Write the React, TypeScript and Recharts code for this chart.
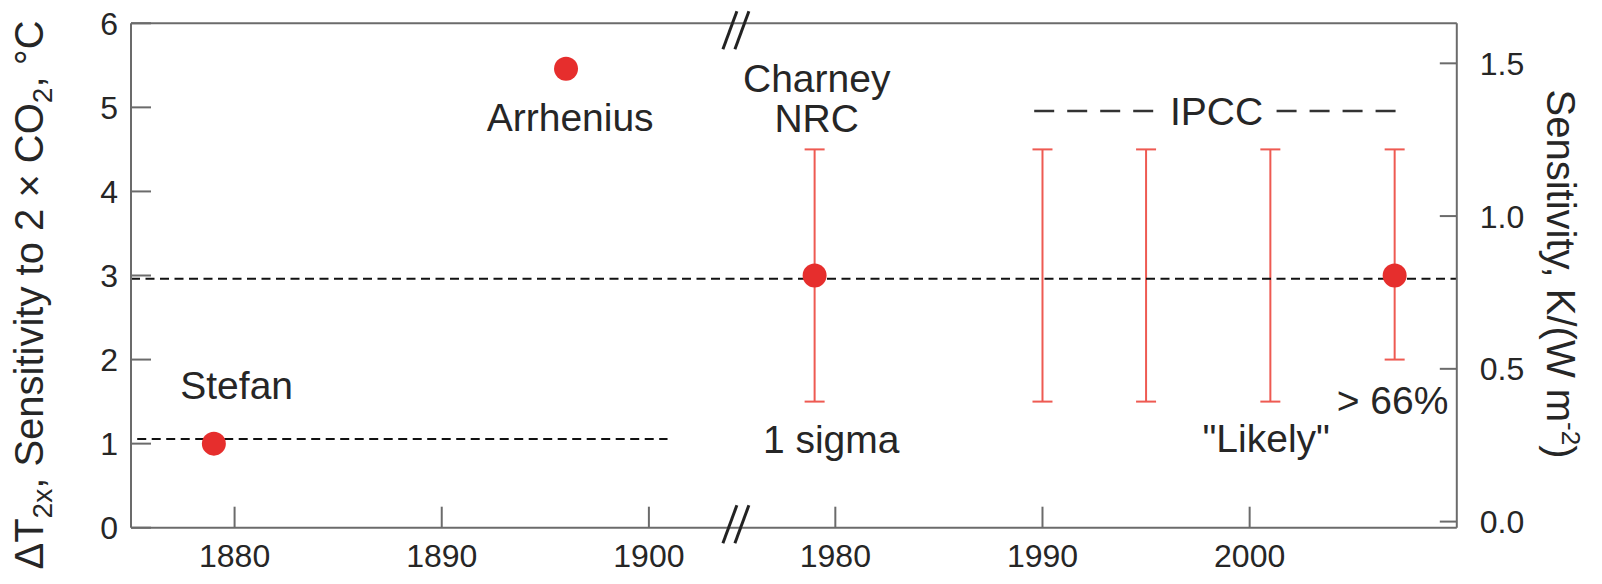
import React from "react";
import {
  ScatterChart,
  Scatter,
  XAxis,
  YAxis,
  ErrorBar,
  ReferenceLine,
  ReferenceDot,
  Label,
} from "recharts";

// x axis is broken: the years between ~1904 and ~1975 are cut out
const GAP = 71;
const BREAK_AT = 1904.2;
const toAxis = (year: number) => (year > 1940 ? year - GAP : year);
const fromAxis = (u: number) => (u > BREAK_AT ? Math.round(u + GAP) : Math.round(u));

const yearTicks = [1880, 1890, 1900, 1980, 1990, 2000];
const leftTicks = [0, 1, 2, 3, 4, 5, 6];
const rightTicks = [0, 0.5, 1.0, 1.5];

// single estimates (red dots)
const pointYears = [1879, 1896, 1979, 2007];
const pointValues = [1, 5.46, 3, 3];

// ranges (error bars)
const rangeYears = [1979, 1990, 1995, 2001, 2007];
const rangeLow = [1.5, 1.5, 1.5, 1.5, 2];
const rangeHigh = [4.5, 4.5, 4.5, 4.5, 4.5];

// text notes inside the plot
const noteTexts = ["Stefan", "Arrhenius", "Charney", "NRC", "1 sigma", "IPCC", '"Likely"', "> 66%"];
const noteYears = [1880.1, 1896.2, 1979.1, 1979.1, 1979.8, 1998.4, 2000.8, 2006.9];
const noteValues = [1.7, 4.88, 5.35, 4.87, 1.053, 4.957, 1.063, 1.52];

// dashed guides
const mainLevel = 2.96;
const stefanLevel = 1.055;
const stefanSpan = [1875.3, 1900.9];
const ipccLevel = 4.957;
const ipccLeft = [1989.6, 1995.4];
const ipccRight = [2001.3, 2007.3];

const FONT = "'Liberation Sans', Arial, Helvetica, sans-serif";
const INK = "#262626";
const AXIS = "#6b6b6b";
const DOT = "#e62e2d";
const BAR = "#ee5a52";

const points = pointYears.map((y, i) => ({ u: toAxis(y), v: pointValues[i] }));
const ranges = rangeYears.map((y, i) => {
  const mid = (rangeLow[i] + rangeHigh[i]) / 2;
  return { u: toAxis(y), v: mid, err: [mid - rangeLow[i], rangeHigh[i] - mid] };
});
const notes = noteTexts.map((t, i) => ({ u: toAxis(noteYears[i]), v: noteValues[i], text: t }));

const BottomTick = (p: any) => (
  <g>
    <line x1={p.x} y1={p.y} x2={p.x} y2={p.y - 21} stroke={AXIS} strokeWidth={2} />
    <text x={p.x} y={p.y + 39} textAnchor="middle" fontSize={32} fontFamily={FONT} fill={INK}>
      {fromAxis(p.payload.value)}
    </text>
  </g>
);

const TopTick = (p: any) => (
  <line x1={p.x} y1={p.y} x2={p.x} y2={p.y + 21} stroke={AXIS} strokeWidth={2} />
);

const LeftTick = (p: any) => (
  <g>
    <line x1={p.x} y1={p.y} x2={p.x + 20} y2={p.y} stroke={AXIS} strokeWidth={2} />
    <text x={p.x - 13} y={p.y} dy={11.5} textAnchor="end" fontSize={32} fontFamily={FONT} fill={INK}>
      {p.payload.value}
    </text>
  </g>
);

const RightTick = (p: any) => (
  <g>
    <line x1={p.x} y1={p.y} x2={p.x - 17} y2={p.y} stroke={AXIS} strokeWidth={2} />
    <text x={p.x + 23} y={p.y} dy={11.5} textAnchor="start" fontSize={32} fontFamily={FONT} fill={INK}>
      {Number(p.payload.value).toFixed(1)}
    </text>
  </g>
);

const BreakMark = (shift: number) => (p: any) => (
  <g stroke="#222" strokeWidth={3}>
    {[-6, 6].map((o) => (
      <line
        key={o}
        x1={p.cx + o - 7}
        y1={p.cy + shift + 19}
        x2={p.cx + o + 7}
        y2={p.cy + shift - 19}
      />
    ))}
  </g>
);

const LeftTitle = () => (
  <text
    x={43}
    y={295}
    transform="rotate(-90, 43, 295)"
    textAnchor="middle"
    fontSize={40}
    fontFamily={FONT}
    fill={INK}
  >
    ΔT
    <tspan dy={9} fontSize={28}>2x</tspan>
    <tspan dy={-9}>, Sensitivity to 2 × CO</tspan>
    <tspan dy={9} fontSize={28}>2</tspan>
    <tspan dy={-9}>, °C</tspan>
  </text>
);

const RightTitle = () => (
  <text
    x={1547}
    y={274}
    transform="rotate(90, 1547, 274)"
    textAnchor="middle"
    fontSize={40}
    fontFamily={FONT}
    fill={INK}
  >
    Sensitivity, K/(W m
    <tspan dy={-15} fontSize={26}>-2</tspan>
    <tspan dy={15}>)</tspan>
  </text>
);

export default function App() {
  return (
    <div style={{ width: 1602, height: 584, background: "#fff" }}>
      <style>{"body{margin:0}"}</style>
      <ScatterChart width={1602} height={584} margin={{ top: 0, right: 0, bottom: 0, left: 0 }}>
        <XAxis
          dataKey="u"
          type="number"
          domain={[1875, 2010 - GAP]}
          ticks={yearTicks.map(toAxis)}
          allowDataOverflow
          height={56.3}
          stroke={AXIS}
          strokeWidth={2}
          tickLine={false}
          tickSize={0}
          tickMargin={0}
          tick={BottomTick}
          interval={0}
        />
        <XAxis
          xAxisId="top"
          orientation="top"
          type="number"
          domain={[1875, 2010 - GAP]}
          ticks={yearTicks.map(toAxis)}
          allowDataOverflow
          height={23.3}
          stroke={AXIS}
          strokeWidth={2}
          tickLine={false}
          tickSize={0}
          tickMargin={0}
          tick={TopTick}
          interval={0}
        />
        <YAxis
          dataKey="v"
          type="number"
          domain={[0, 6]}
          ticks={leftTicks}
          allowDataOverflow
          width={131}
          stroke={AXIS}
          strokeWidth={2}
          tickLine={false}
          tickSize={0}
          tickMargin={0}
          tick={LeftTick}
          interval={0}
        >
          <Label content={LeftTitle} />
        </YAxis>
        <YAxis
          yAxisId="right"
          orientation="right"
          type="number"
          domain={[-0.02, 1.631]}
          ticks={rightTicks}
          allowDataOverflow
          width={145.2}
          stroke={AXIS}
          strokeWidth={2}
          tickLine={false}
          tickSize={0}
          tickMargin={0}
          tick={RightTick}
          interval={0}
        >
          <Label content={RightTitle} />
        </YAxis>

        <Scatter data={ranges} isAnimationActive={false} shape={() => <g />}>
          <ErrorBar
            dataKey="err"
            direction="y"
            width={10}
            stroke={BAR}
            strokeWidth={2}
            isAnimationActive={false}
          />
        </Scatter>
        <Scatter
          data={points}
          isAnimationActive={false}
          shape={(p: any) => <circle cx={p.cx} cy={p.cy} r={12} fill={DOT} />}
        />
        <Scatter
          data={notes}
          isAnimationActive={false}
          shape={(p: any) => (
            <text
              x={p.cx}
              y={p.cy}
              dy={14}
              textAnchor="middle"
              fontSize={39}
              fontFamily={FONT}
              fill={INK}
            >
              {p.payload.text}
            </text>
          )}
        />

        <ReferenceLine y={mainLevel} stroke="#111" strokeWidth={2} strokeDasharray="9 5.5" />
        <ReferenceLine
          segment={[
            { x: toAxis(stefanSpan[0]), y: stefanLevel },
            { x: toAxis(stefanSpan[1]), y: stefanLevel },
          ]}
          stroke="#111"
          strokeWidth={2}
          strokeDasharray="9 5.5"
        />
        {[ipccLeft, ipccRight].map((s, i) => (
          <ReferenceLine
            key={i}
            segment={[
              { x: toAxis(s[0]), y: ipccLevel },
              { x: toAxis(s[1]), y: ipccLevel },
            ]}
            stroke="#333"
            strokeWidth={2.5}
            strokeDasharray="20 13"
          />
        ))}
        <ReferenceDot x={BREAK_AT} y={0} r={0} shape={BreakMark(-3.5)} />
        <ReferenceDot x={BREAK_AT} y={6} r={0} shape={BreakMark(7)} />
      </ScatterChart>
    </div>
  );
}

STATED PROBLEM:
Without any pictures, reproduce the lines from the first one in the material through the line that has "const pointValues = [1, 5.46, 3, 3];", exactly as they appear.

PROBLEM SOLUTION:
Write the React, TypeScript and Recharts code for this chart.
import React from "react";
import {
  ScatterChart,
  Scatter,
  XAxis,
  YAxis,
  ErrorBar,
  ReferenceLine,
  ReferenceDot,
  Label,
} from "recharts";

// x axis is broken: the years between ~1904 and ~1975 are cut out
const GAP = 71;
const BREAK_AT = 1904.2;
const toAxis = (year: number) => (year > 1940 ? year - GAP : year);
const fromAxis = (u: number) => (u > BREAK_AT ? Math.round(u + GAP) : Math.round(u));

const yearTicks = [1880, 1890, 1900, 1980, 1990, 2000];
const leftTicks = [0, 1, 2, 3, 4, 5, 6];
const rightTicks = [0, 0.5, 1.0, 1.5];

// single estimates (red dots)
const pointYears = [1879, 1896, 1979, 2007];
const pointValues = [1, 5.46, 3, 3];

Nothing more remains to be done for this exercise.